◆ Work to do
Take the line containing "Clone this chart", the line containing "const panel = [6, 3, 2428, 1261];", and all lines between them, and transcribe them exactly. Leave out pictures.

◆ Dataset content
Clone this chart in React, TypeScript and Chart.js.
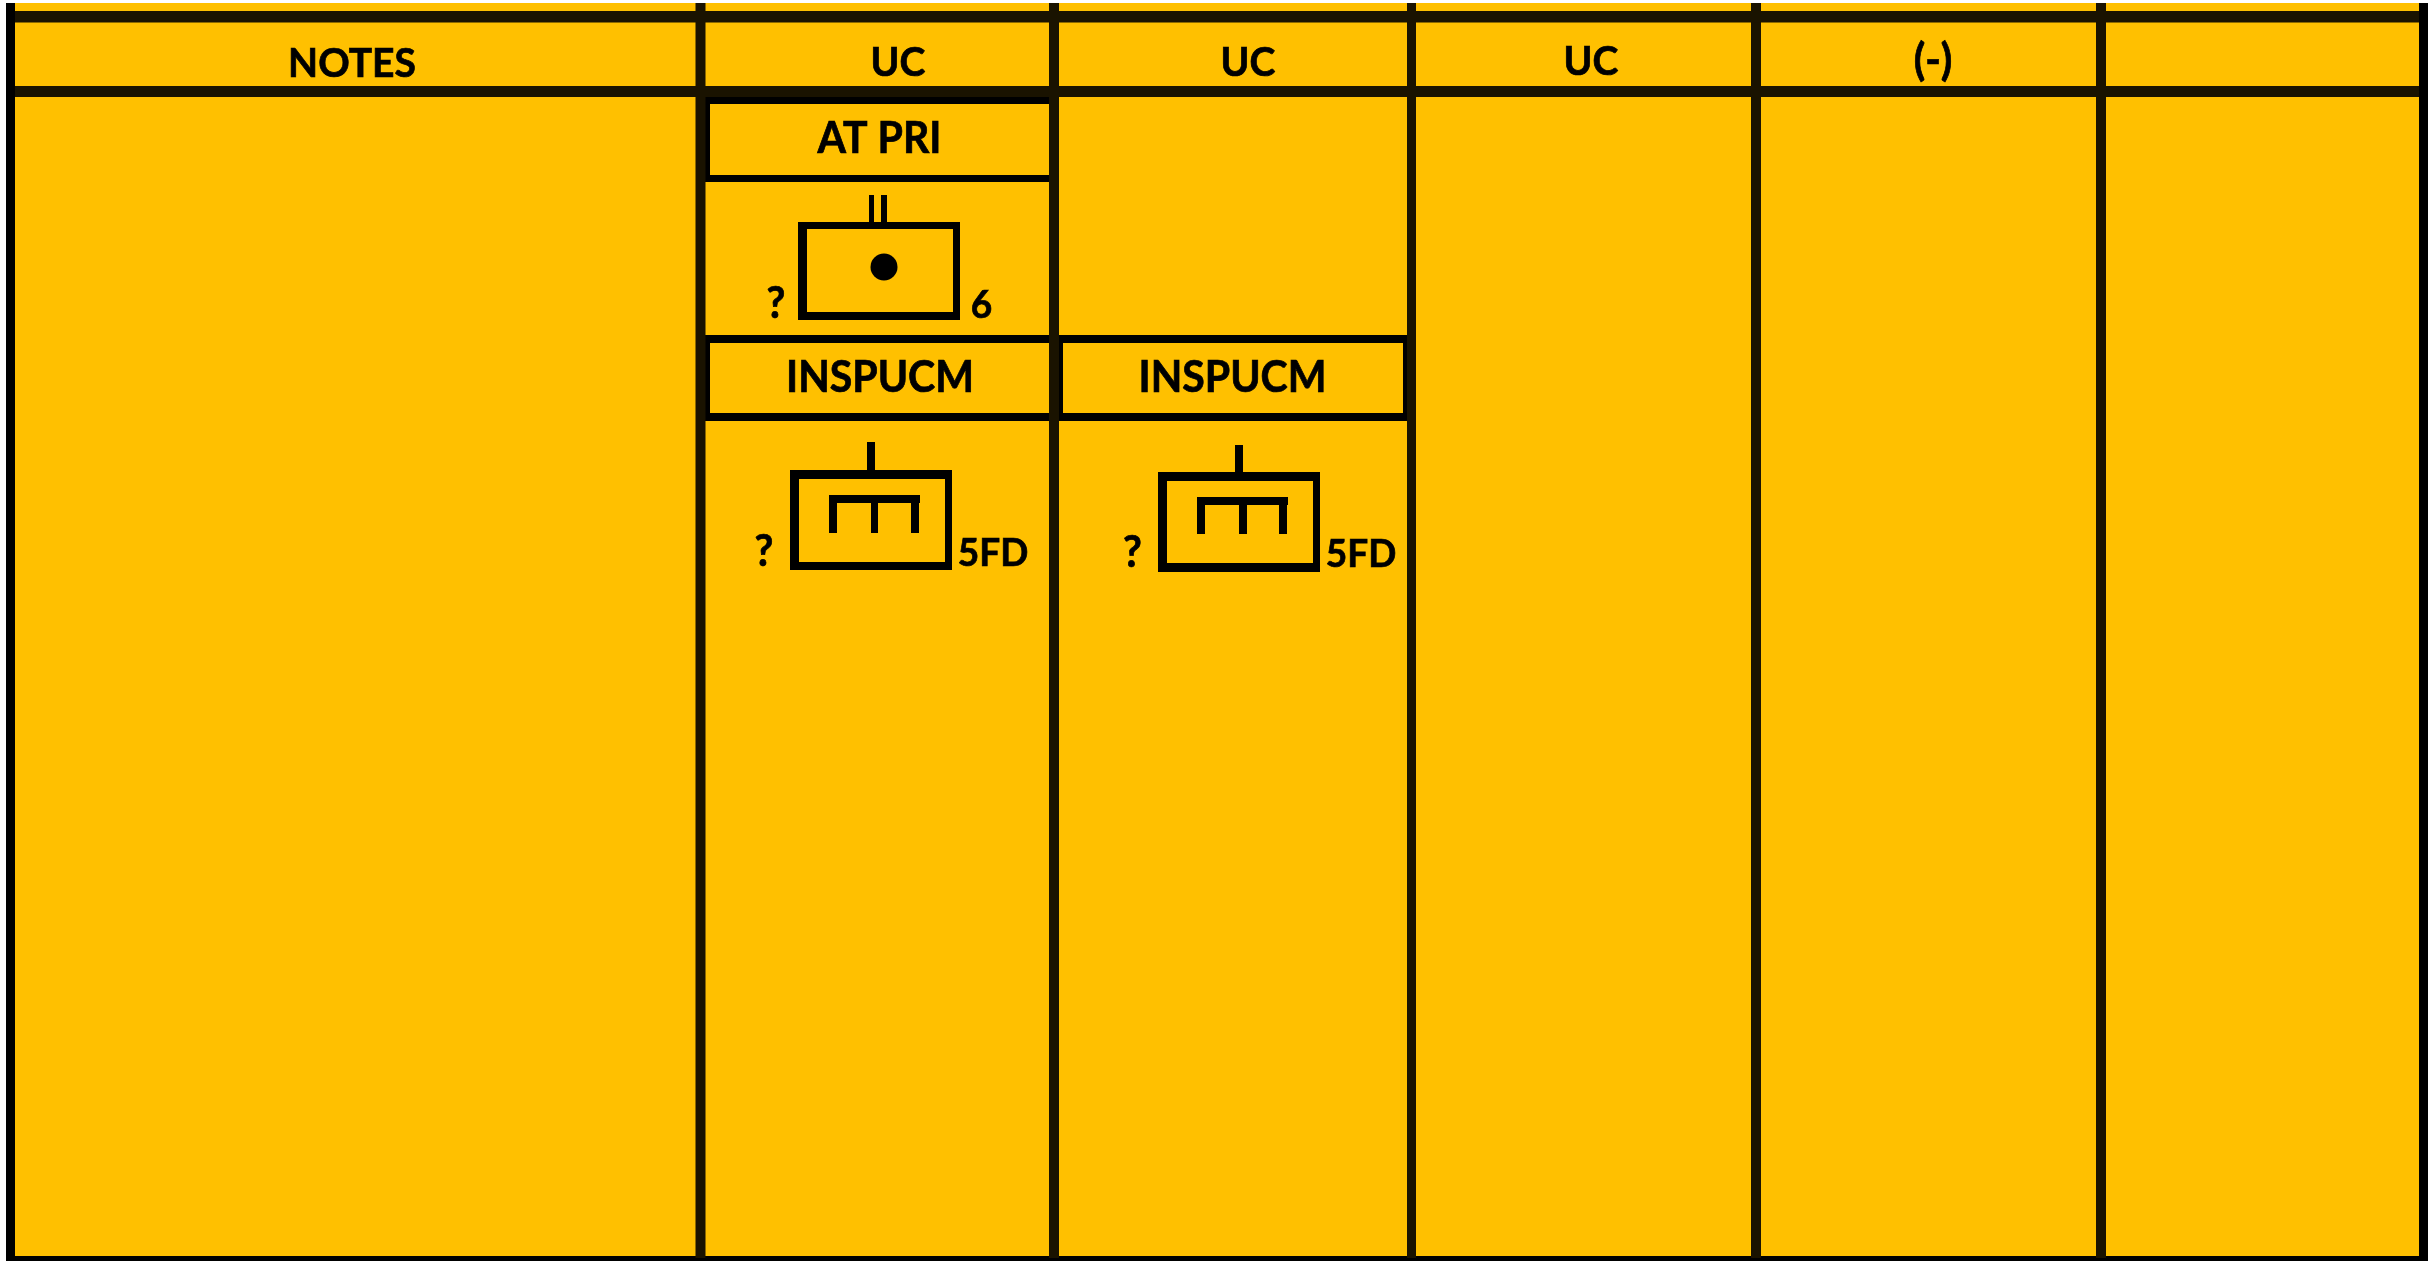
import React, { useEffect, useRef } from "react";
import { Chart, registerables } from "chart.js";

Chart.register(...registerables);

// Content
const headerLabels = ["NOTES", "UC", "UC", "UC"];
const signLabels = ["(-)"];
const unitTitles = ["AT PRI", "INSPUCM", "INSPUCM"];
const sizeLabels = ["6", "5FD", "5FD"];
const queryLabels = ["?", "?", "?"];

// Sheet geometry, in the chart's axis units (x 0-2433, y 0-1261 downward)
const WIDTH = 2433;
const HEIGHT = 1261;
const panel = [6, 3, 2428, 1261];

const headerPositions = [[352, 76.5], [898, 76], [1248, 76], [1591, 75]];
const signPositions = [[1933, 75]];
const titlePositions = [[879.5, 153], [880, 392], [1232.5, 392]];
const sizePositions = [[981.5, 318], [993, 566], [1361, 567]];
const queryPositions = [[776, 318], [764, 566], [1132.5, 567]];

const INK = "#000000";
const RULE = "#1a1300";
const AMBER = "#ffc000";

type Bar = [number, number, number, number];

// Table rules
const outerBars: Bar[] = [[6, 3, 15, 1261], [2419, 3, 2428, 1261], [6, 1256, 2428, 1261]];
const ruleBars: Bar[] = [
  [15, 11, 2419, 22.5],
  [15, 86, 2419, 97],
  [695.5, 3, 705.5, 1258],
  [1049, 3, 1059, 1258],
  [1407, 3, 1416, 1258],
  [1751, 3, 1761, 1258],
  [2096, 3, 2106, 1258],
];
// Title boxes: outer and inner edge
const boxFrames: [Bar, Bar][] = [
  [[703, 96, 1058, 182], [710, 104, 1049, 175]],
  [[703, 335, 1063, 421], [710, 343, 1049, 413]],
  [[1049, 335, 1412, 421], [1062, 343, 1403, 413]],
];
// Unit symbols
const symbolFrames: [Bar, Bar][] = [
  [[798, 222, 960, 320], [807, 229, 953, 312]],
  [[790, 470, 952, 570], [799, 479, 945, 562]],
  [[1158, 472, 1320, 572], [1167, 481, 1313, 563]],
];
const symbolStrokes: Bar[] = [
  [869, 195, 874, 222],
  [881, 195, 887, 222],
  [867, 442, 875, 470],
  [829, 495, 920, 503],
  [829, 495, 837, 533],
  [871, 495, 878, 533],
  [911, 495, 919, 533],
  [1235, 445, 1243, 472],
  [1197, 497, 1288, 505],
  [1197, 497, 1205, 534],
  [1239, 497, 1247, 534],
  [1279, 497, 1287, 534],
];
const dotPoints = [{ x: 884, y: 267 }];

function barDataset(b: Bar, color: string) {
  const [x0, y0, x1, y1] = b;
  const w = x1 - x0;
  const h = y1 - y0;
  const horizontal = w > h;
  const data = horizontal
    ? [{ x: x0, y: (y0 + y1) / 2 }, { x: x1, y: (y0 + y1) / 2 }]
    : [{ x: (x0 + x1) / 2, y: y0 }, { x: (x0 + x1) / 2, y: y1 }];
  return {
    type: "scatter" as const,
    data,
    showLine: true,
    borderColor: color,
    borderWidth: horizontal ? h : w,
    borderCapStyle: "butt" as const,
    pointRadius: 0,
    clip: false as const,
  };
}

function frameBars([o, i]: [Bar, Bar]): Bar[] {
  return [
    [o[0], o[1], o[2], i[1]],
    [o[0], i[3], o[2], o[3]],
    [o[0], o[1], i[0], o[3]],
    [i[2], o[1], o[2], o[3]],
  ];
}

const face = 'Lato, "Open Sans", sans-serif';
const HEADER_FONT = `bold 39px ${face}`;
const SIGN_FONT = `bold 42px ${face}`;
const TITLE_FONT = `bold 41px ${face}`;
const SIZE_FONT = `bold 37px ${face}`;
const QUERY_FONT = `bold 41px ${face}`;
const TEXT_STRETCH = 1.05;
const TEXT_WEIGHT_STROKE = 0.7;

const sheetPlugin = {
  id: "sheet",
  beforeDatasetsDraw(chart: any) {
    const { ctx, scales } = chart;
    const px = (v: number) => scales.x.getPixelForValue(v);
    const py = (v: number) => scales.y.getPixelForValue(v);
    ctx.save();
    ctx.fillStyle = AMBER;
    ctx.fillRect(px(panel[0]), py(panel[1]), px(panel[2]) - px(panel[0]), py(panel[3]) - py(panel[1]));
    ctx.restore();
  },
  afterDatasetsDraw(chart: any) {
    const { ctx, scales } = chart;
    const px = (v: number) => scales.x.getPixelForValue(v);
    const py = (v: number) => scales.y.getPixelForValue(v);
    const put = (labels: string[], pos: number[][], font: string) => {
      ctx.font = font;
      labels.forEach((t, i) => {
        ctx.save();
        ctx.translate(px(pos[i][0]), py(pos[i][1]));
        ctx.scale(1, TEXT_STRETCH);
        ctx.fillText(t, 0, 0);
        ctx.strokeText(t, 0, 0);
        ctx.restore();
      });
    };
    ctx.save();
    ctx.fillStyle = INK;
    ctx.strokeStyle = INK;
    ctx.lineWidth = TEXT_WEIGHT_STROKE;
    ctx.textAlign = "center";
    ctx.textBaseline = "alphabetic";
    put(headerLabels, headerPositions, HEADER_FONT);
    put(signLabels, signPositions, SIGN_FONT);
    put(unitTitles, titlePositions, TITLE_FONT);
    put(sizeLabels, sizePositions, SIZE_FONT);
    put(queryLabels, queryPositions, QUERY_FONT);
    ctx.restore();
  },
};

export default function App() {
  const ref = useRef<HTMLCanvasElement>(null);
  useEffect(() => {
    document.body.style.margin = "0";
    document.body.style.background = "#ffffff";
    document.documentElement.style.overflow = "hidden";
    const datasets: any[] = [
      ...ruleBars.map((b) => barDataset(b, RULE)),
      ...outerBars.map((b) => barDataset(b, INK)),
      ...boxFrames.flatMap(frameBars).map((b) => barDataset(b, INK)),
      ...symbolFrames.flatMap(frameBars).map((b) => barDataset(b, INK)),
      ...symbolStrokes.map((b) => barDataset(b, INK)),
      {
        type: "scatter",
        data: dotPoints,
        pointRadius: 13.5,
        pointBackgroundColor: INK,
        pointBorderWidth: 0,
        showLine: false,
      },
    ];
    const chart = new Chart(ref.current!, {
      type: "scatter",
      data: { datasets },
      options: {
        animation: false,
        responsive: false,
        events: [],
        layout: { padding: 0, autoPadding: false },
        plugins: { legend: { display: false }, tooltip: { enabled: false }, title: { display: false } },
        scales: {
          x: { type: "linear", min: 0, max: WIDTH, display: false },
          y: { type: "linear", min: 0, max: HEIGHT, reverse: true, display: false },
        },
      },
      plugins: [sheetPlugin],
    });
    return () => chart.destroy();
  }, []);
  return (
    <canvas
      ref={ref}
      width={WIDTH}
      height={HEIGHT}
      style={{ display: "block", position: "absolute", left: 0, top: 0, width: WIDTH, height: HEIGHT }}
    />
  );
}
==
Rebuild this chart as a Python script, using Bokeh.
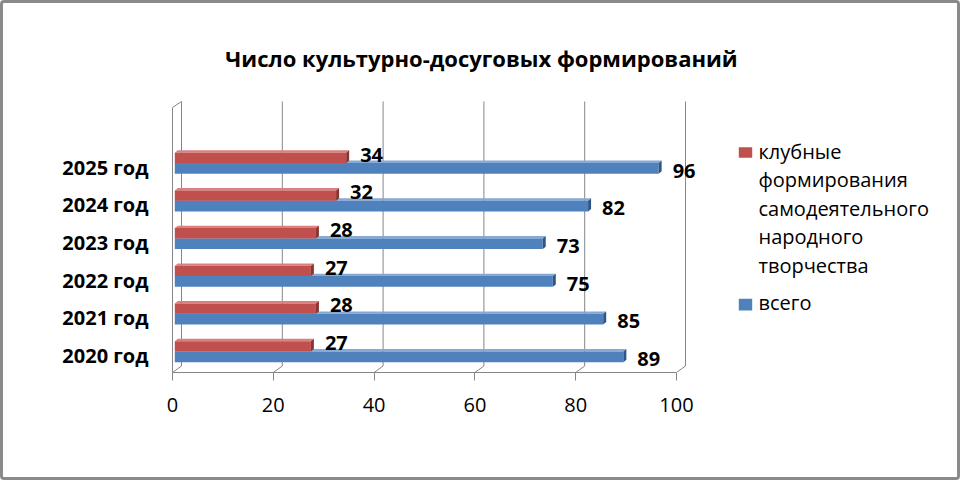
--
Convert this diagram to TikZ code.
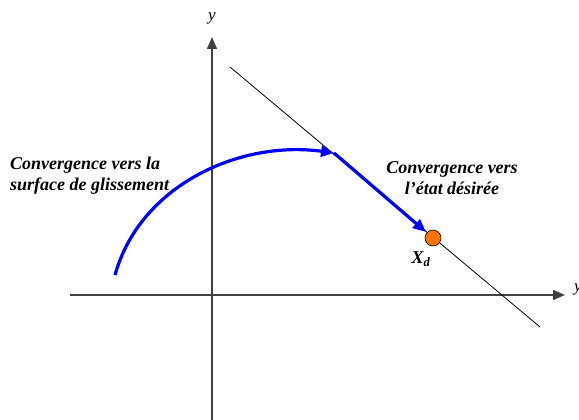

◆ The answer
Clone this chart in React, TypeScript and Chart.js.
import React, { useEffect, useRef } from "react";
import { Chart, registerables } from "chart.js";

Chart.register(...registerables);

// Content
const headerLabels = ["NOTES", "UC", "UC", "UC"];
const signLabels = ["(-)"];
const unitTitles = ["AT PRI", "INSPUCM", "INSPUCM"];
const sizeLabels = ["6", "5FD", "5FD"];
const queryLabels = ["?", "?", "?"];

// Sheet geometry, in the chart's axis units (x 0-2433, y 0-1261 downward)
const WIDTH = 2433;
const HEIGHT = 1261;
const panel = [6, 3, 2428, 1261];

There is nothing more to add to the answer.